Nell’editoriale di presentazione si leggeva:


“L’indipendente appare in un momento di profondi mutamenti: su scala internazionale, per la fine della cosiddetta guerra fredda e per il crollo dei regimi comunisti nell’Europa orientale; su scala italiana, per le sfide e le tensioni alle quali il sistema politico e istituzionale, l’economia e l’intera società sono sottoposti.

Su questa scena L’indipendente si presenta dichiarando il proprio metodo e i propri principi. Il metodo, riassunto nella citazione virgiliana che abbiamo assunto quale motto («rerum cognoscere causas»), è quello della ricerca empirica e critica, in spirito di libertà e indipendenza e senza pregiudizi. I principi guida sono quelli di una società aperta, liberale, ad economia di mercato, nella quale i singoli, in quanto individui, in quanto cittadini, in quanto elettori, in quanto lavoratori, in quanto risparmiatori, in quanto imprenditori possano contare su regole del gioco chiare.”

L’editoriale non era firmato e per prassi, si deve considerare quindi della mano del direttore, in quel caso anche fondatore del giornale, che era Ricardo Franco Levi, che alla direzione, fu sostituito il 14 febbraio 1992, giusto tre (3) mesi dopo, da Vittorio Feltri.

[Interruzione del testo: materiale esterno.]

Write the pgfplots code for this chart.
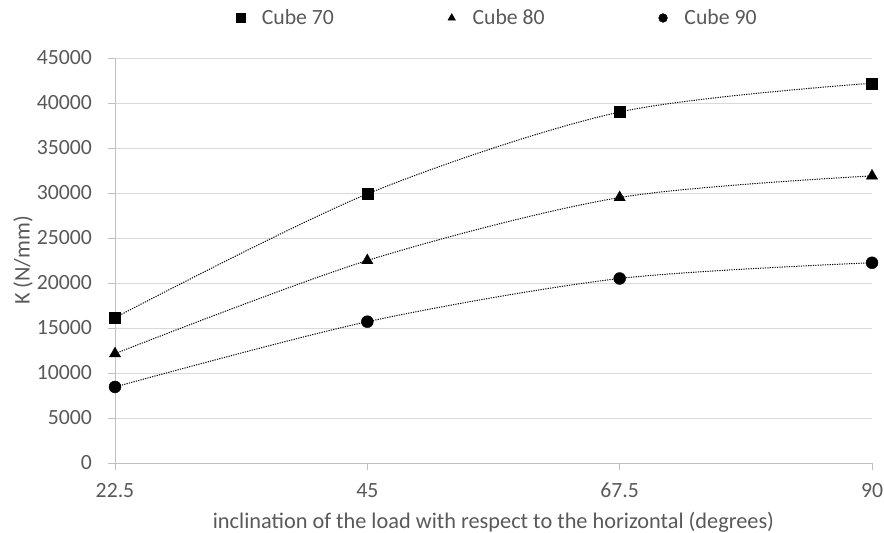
\documentclass[border=0pt]{standalone}
\usepackage{fontspec}
\setmainfont{Carlito}
\usepackage{pgfplots}
\pgfplotsset{compat=1.18}
\definecolor{txt}{HTML}{595959}
\definecolor{gridc}{HTML}{D9D9D9}
\definecolor{axl}{HTML}{BFBFBF}
\begin{document}
\begin{tikzpicture}
\begin{axis}[
  at={(0bp,0bp)}, anchor=south west,
  scale only axis, width=757bp, height=405bp,
  xmin=22.5, xmax=90, ymin=0, ymax=45000,
  xtick={22.5,45,67.5,90},
  xticklabels={22.5,45,67.5,90},
  ytick={0,5000,...,45000},
  scaled y ticks=false,
  /pgf/number format/assume math mode=true,
  /pgf/number format/fixed,
  /pgf/number format/1000 sep={},
  axis x line*=bottom, axis y line*=left,
  axis line style={axl, line width=0.8bp, -},
  ymajorgrids, grid style={gridc, line width=0.8bp},
  tick align=outside, major tick length=7bp,
  tick style={axl, line width=0.8bp},
  tick label style={font=\fontsize{21.8}{24}\selectfont, text=txt, inner sep=0bp},
  xticklabel style={anchor=north, yshift=-13bp},
  yticklabel style={anchor=east, xshift=-16bp},
  xlabel={inclination of the load with respect to the horizontal (degrees)},
  ylabel={K (N/mm)},
  label style={font=\fontsize{22.4}{24}\selectfont, text=txt},
  xlabel style={at={(axis description cs:0.5,-0.1457)}, anchor=center},
  ylabel style={at={(axis description cs:-0.1215,0.5)}, anchor=center},
  legend columns=3,
  legend style={draw=none, fill=none, at={(axis description cs:0.505,1.0988)}, anchor=center,
    font=\fontsize{21.8}{24}\selectfont, text=txt,
    /tikz/every odd column/.append style={column sep=15bp},
    /tikz/every even column/.append style={column sep=112bp}},
  legend cell align=left,
  legend image code/.code={\draw[#1, mark size=4.4bp] plot coordinates {(0bp,0bp)};},
]
% Cube 70
\addplot[black, line width=1bp, dash pattern=on 1.2bp off 1.2bp, smooth, tension=0.5, forget plot]
  coordinates {(22.5,16150) (45,29900) (67.5,39000) (90,42200)};
\addplot[only marks, mark=square*, mark size=5.5bp, black]
  coordinates {(22.5,16150) (45,29900) (67.5,39000) (90,42200)};
\addlegendentry{Cube 70}
% Cube 80
\addplot[black, line width=1bp, dash pattern=on 1.2bp off 1.2bp, smooth, tension=0.5, forget plot]
  coordinates {(22.5,12150) (45,22500) (67.5,29500) (90,31900)};
\addplot[only marks, mark=triangle*, mark size=6.5bp, black]
  coordinates {(22.5,12150) (45,22500) (67.5,29500) (90,31900)};
\addlegendentry{Cube 80}
% Cube 90
\addplot[black, line width=1bp, dash pattern=on 1.2bp off 1.2bp, smooth, tension=0.5, forget plot]
  coordinates {(22.5,8450) (45,15700) (67.5,20500) (90,22250)};
\addplot[only marks, mark=*, mark size=6bp, black]
  coordinates {(22.5,8450) (45,15700) (67.5,20500) (90,22250)};
\addlegendentry{Cube 90}
\end{axis}
\pgfresetboundingbox
\path (-115bp,-70bp) rectangle (769bp,463bp);
\end{tikzpicture}
\end{document}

A distanza di quasi 16 anni, lo stesso Ricardo Franco Levi, nella sua veste attuale di sottosegretario alla Presidenza del Consiglio, sostiene oggi il disegno di legge 3 agosto 2007 approvato nella riunione del Consiglio dei Ministri n. 69 del 12 ottobre 2007 e che recita nel titolo:


“Nuova disciplina dell’editoria e delega al Governo per l’emanazione di un testo unico sul riordino della legislazione nel settore editoriale”.


Levi, investito dalle polemiche di chi ritiene a rischio i margini di “libertà”, soprattutto quelli che ancora si godono su Internet, precisa che intenzione dell’esecutivo “è promuovere la riforma del settore dell’editoria, a sostegno del quale lo Stato spende somme importanti”, per “tutelare e promuovere il pluralismo dell'informazione”. Nessuna intenzione “di censurare il libero dibattito” ma quella di “creare le condizioni di un mercato libero, aperto e organizzato”.


E il prioritario “rerum cognoscere causas”, che fine ha fatto?


Forse è sepolto sotto le somme importanti che lo Stato spende a sostegno di una editoria che nell’ultimo quarto di secolo, ha guadagnato all’Italia “nella classifica mondiale sulla libertà di stampa…il quarantesimo posto, dietro Paesi come l’Ecuador, il Cile e la Corea del Sud”, come ricorda ancora oggi su la Repubblica Giovanni Valentini.
Ma per il “bene prezioso, di cui si avverte la necessità quando manca” quella libertà di stampa indispensabile per la manutenzione continua della trasparenza, “può essere anche troppo tardi” come conclude amaramente lo stesso Valentini, su una Repubblica che ahinoi, in ogni senso, più “doppia” di così non potrebbe essere.